The exercise: Transcribe the material verbatim in full; the pictures do not belong in the copy.
------------------------------------------------------------
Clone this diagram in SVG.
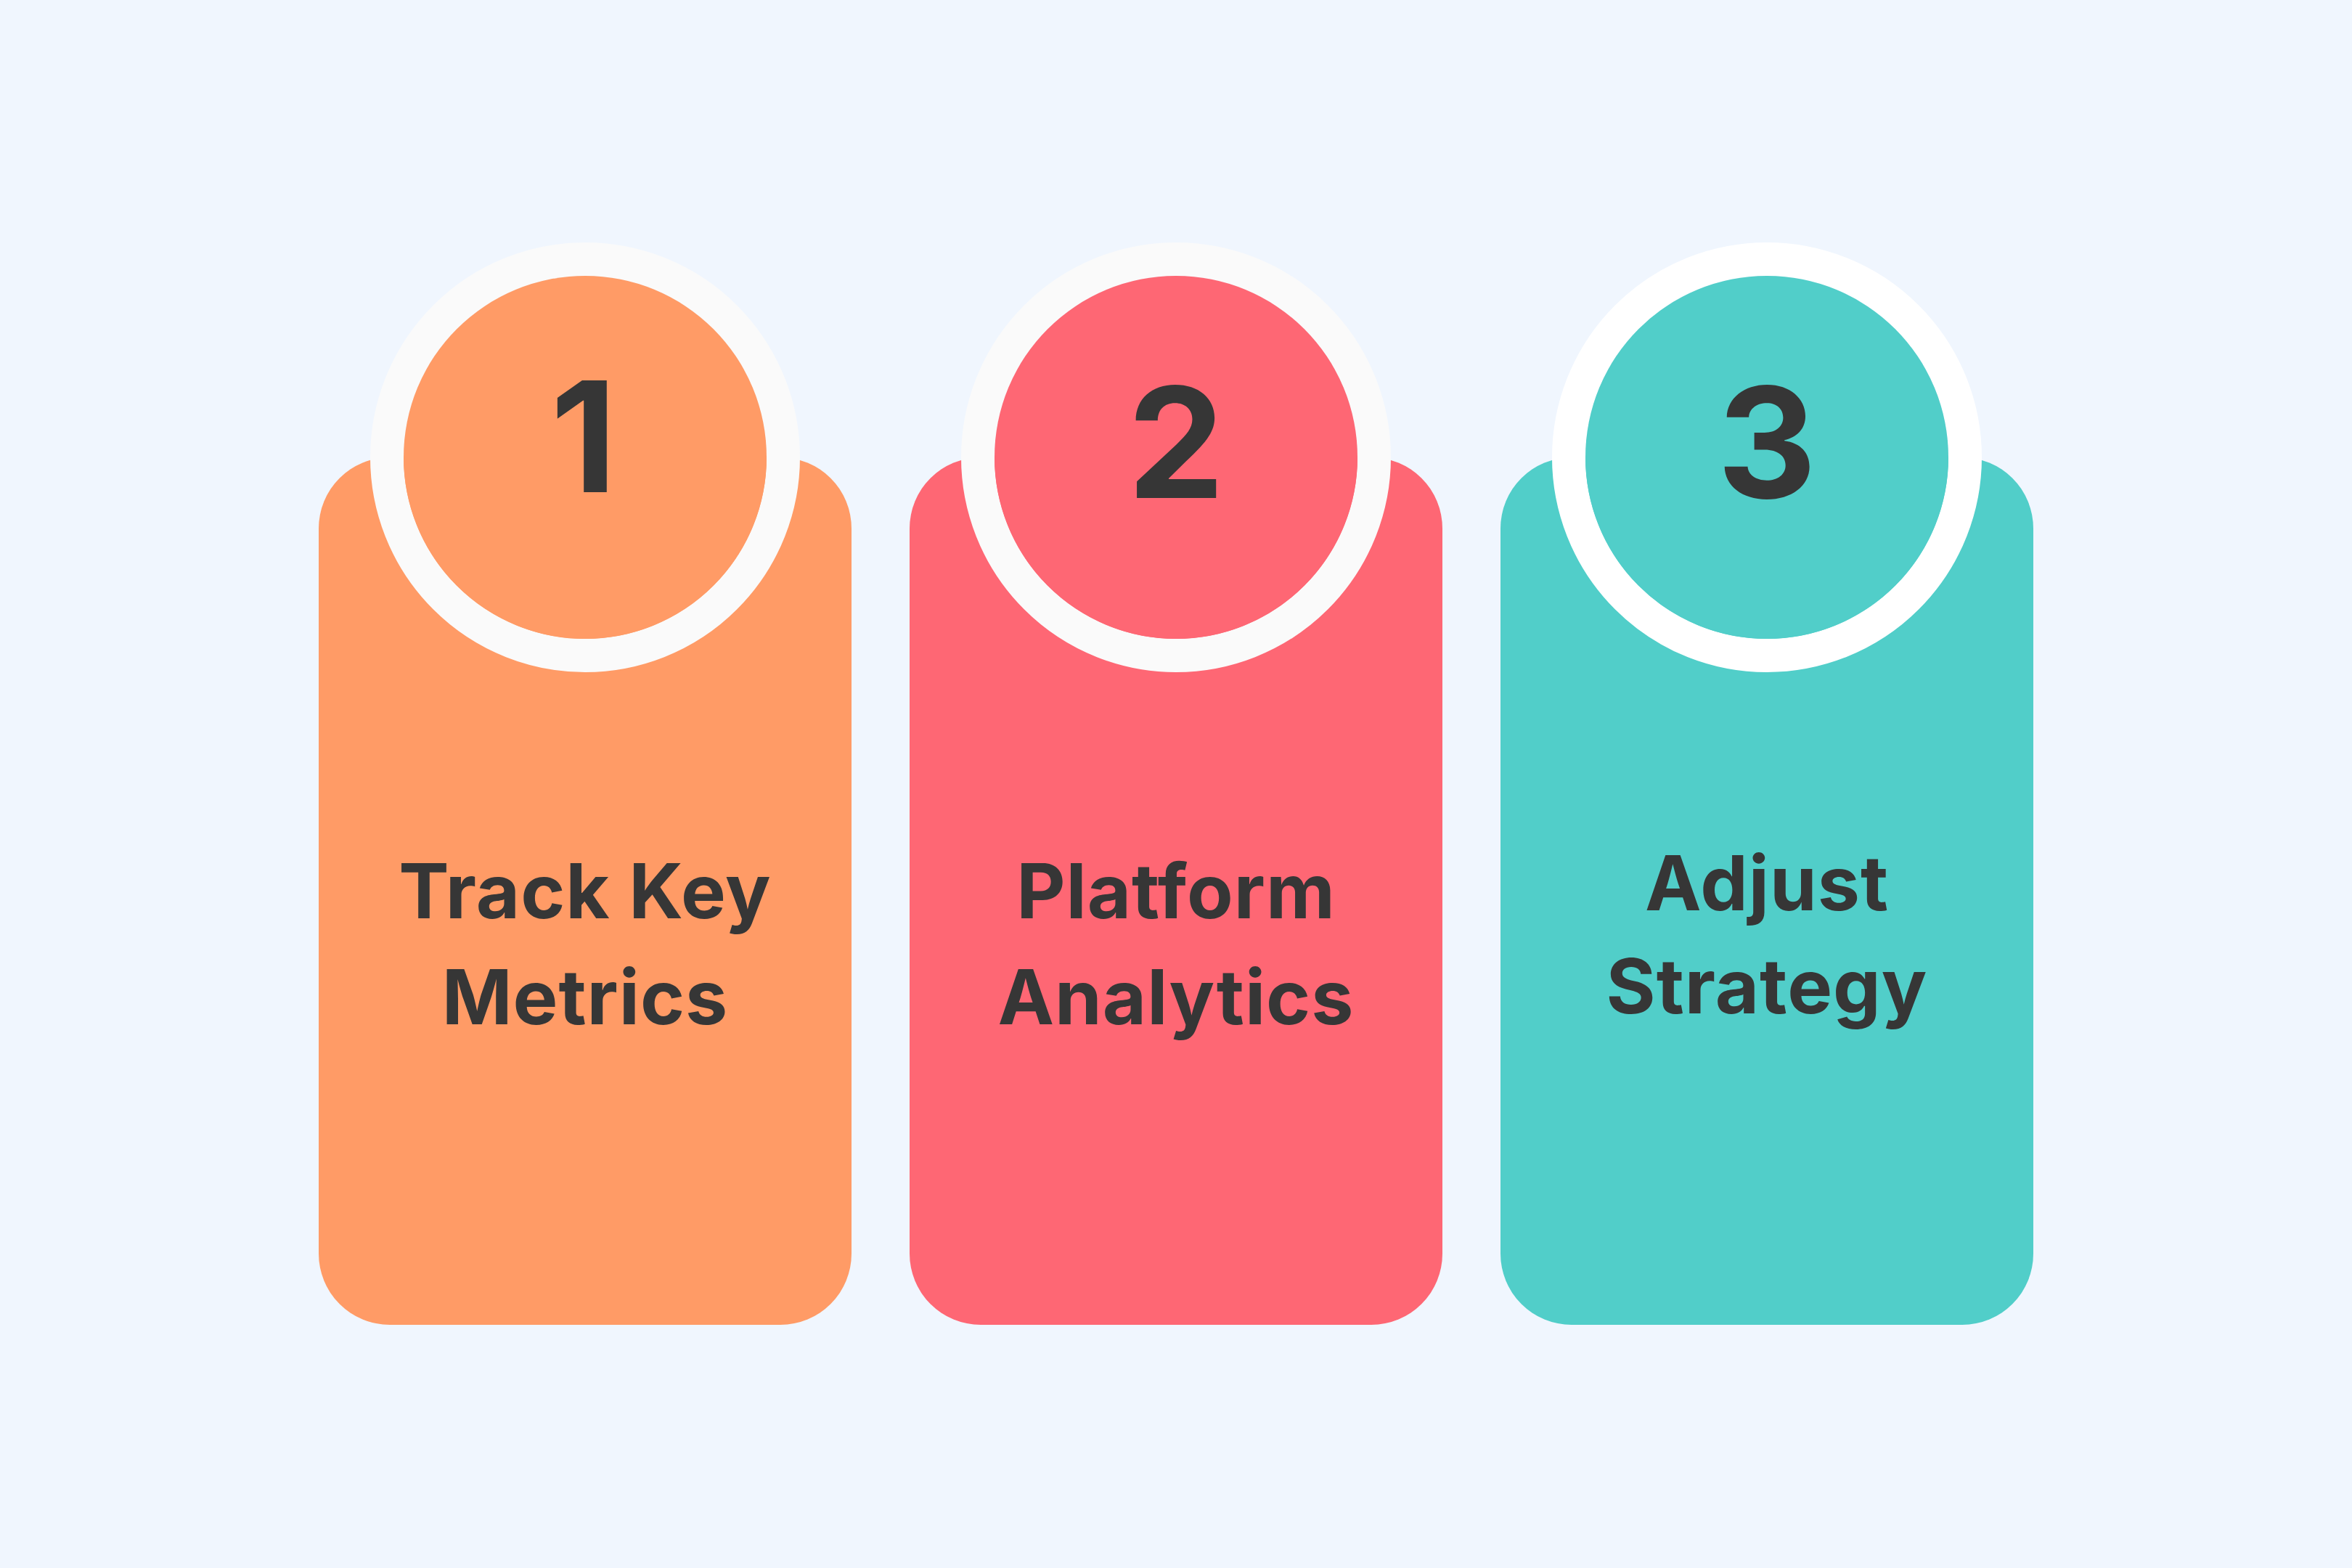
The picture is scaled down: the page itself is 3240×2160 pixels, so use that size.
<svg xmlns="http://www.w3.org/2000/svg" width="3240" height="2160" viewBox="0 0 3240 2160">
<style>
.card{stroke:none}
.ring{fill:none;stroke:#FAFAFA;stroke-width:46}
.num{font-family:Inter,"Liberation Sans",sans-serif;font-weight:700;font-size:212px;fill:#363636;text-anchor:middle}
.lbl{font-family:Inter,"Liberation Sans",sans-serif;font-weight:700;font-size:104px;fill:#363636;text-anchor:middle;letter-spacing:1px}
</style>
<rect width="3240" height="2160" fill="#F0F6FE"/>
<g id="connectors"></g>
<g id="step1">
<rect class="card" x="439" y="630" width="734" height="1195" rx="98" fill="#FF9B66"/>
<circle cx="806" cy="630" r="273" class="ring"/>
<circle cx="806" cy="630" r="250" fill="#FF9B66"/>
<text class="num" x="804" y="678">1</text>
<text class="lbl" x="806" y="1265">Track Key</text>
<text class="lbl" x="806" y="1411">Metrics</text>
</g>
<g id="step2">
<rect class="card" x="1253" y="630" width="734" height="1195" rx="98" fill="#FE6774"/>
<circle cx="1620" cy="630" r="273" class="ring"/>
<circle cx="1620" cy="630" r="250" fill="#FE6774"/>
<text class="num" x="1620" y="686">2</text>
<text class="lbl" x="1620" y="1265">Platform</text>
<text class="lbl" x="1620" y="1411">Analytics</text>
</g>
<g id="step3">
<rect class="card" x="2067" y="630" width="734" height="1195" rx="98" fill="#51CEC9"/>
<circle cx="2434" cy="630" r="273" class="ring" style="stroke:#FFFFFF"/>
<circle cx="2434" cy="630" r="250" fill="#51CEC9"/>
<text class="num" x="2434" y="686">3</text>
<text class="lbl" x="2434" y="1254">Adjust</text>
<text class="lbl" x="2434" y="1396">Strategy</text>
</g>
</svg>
------------------------------------------------------------
Solution to this problem:
Clone this diagram in SVG.
The picture is scaled down: the page itself is 3240×2160 pixels, so use that size.
<svg xmlns="http://www.w3.org/2000/svg" width="3240" height="2160" viewBox="0 0 3240 2160">
<style>
.card{stroke:none}
.ring{fill:none;stroke:#FAFAFA;stroke-width:46}
.num{font-family:Inter,"Liberation Sans",sans-serif;font-weight:700;font-size:212px;fill:#363636;text-anchor:middle}
.lbl{font-family:Inter,"Liberation Sans",sans-serif;font-weight:700;font-size:104px;fill:#363636;text-anchor:middle;letter-spacing:1px}
</style>
<rect width="3240" height="2160" fill="#F0F6FE"/>
<g id="connectors"></g>
<g id="step1">
<rect class="card" x="439" y="630" width="734" height="1195" rx="98" fill="#FF9B66"/>
<circle cx="806" cy="630" r="273" class="ring"/>
<circle cx="806" cy="630" r="250" fill="#FF9B66"/>
<text class="num" x="804" y="678">1</text>
<text class="lbl" x="806" y="1265">Track Key</text>
<text class="lbl" x="806" y="1411">Metrics</text>
</g>
<g id="step2">
<rect class="card" x="1253" y="630" width="734" height="1195" rx="98" fill="#FE6774"/>
<circle cx="1620" cy="630" r="273" class="ring"/>
<circle cx="1620" cy="630" r="250" fill="#FE6774"/>
<text class="num" x="1620" y="686">2</text>
<text class="lbl" x="1620" y="1265">Platform</text>
<text class="lbl" x="1620" y="1411">Analytics</text>
</g>
<g id="step3">
<rect class="card" x="2067" y="630" width="734" height="1195" rx="98" fill="#51CEC9"/>
<circle cx="2434" cy="630" r="273" class="ring" style="stroke:#FFFFFF"/>
<circle cx="2434" cy="630" r="250" fill="#51CEC9"/>
<text class="num" x="2434" y="686">3</text>
<text class="lbl" x="2434" y="1254">Adjust</text>
<text class="lbl" x="2434" y="1396">Strategy</text>
</g>
</svg>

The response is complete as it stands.